Parenthood follows the everyday trials and tribulations of up to 5 generations of the Buckman family, the centrepiece of which is Gil (Steve Martin) – in the film at least.
Gil wants to be a better Dad than his own father (Jason Robards), than the well meaning but domineering Nathan (Rick Moranis), the negligent and unreliable Larry (Tom Hulce) and the non-existent former spouse of his sister Helen (Dianne Wiest) who has run out on his two teenage children. But Gil and wife Karen (Mary Steenburgen), as every couple, have their own problems with career demands, family issues and 3 young kids with their own idiosyncrasies and developmental problems.
As you might guess the cast is quite stellar and probably wouldn’t be possible in this day and age of inflated salaries and egos, Parenthood isn’t so much an ‘event film’ as one which shows the various generations dealing with raising kids of various ages in their own ways.

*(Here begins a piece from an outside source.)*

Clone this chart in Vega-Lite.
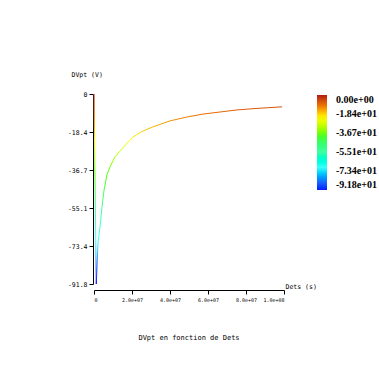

Some of the occurrences and developments in the film are quite serious in tone but obviously dealt with in amusing fashion. While teenage angst, sex and domineering parents might seem like easy targets for comedy they also manage to squeeze a chuckle or two from broken and breaking relationships and neglectful parents.
The entire cast does well at providing carefully rendered characters, Steve Martin as always provides the deadpan laughs, the exception being the immortal kid’s birthday party scene where he is allowed to run wild and crazy as Cowboy Gil the most amusing party entertainment on film.
Hulce is unlikable as the fast talking deadbeat Larry – which is the point, and Weist is very good as the downtrodden and almost desperate single Mum Helen trying to juggle 2 growing kids and a moronic live in boyfriend/husband to her daughter played by Keanu Reeves, who at the time was still embracing his doofus image.
It’s hard to talk about Parenthood in more detail, the humour is created through the low key realistic situations and how those going through them deal with them. Aside from the Cowboy Gil scene there aren’t too many laugh out loud moments but there are numerous chuckles to be had and the film quite accurately proves what Robards’ character says near the end; ‘once you start you never stop being a parent’.
Final Rating – 7.5 / 10. Memorable and worthwhile, if not classic. Parenthood has dated quite well in 20 plus years and remains as relevant and amusing today.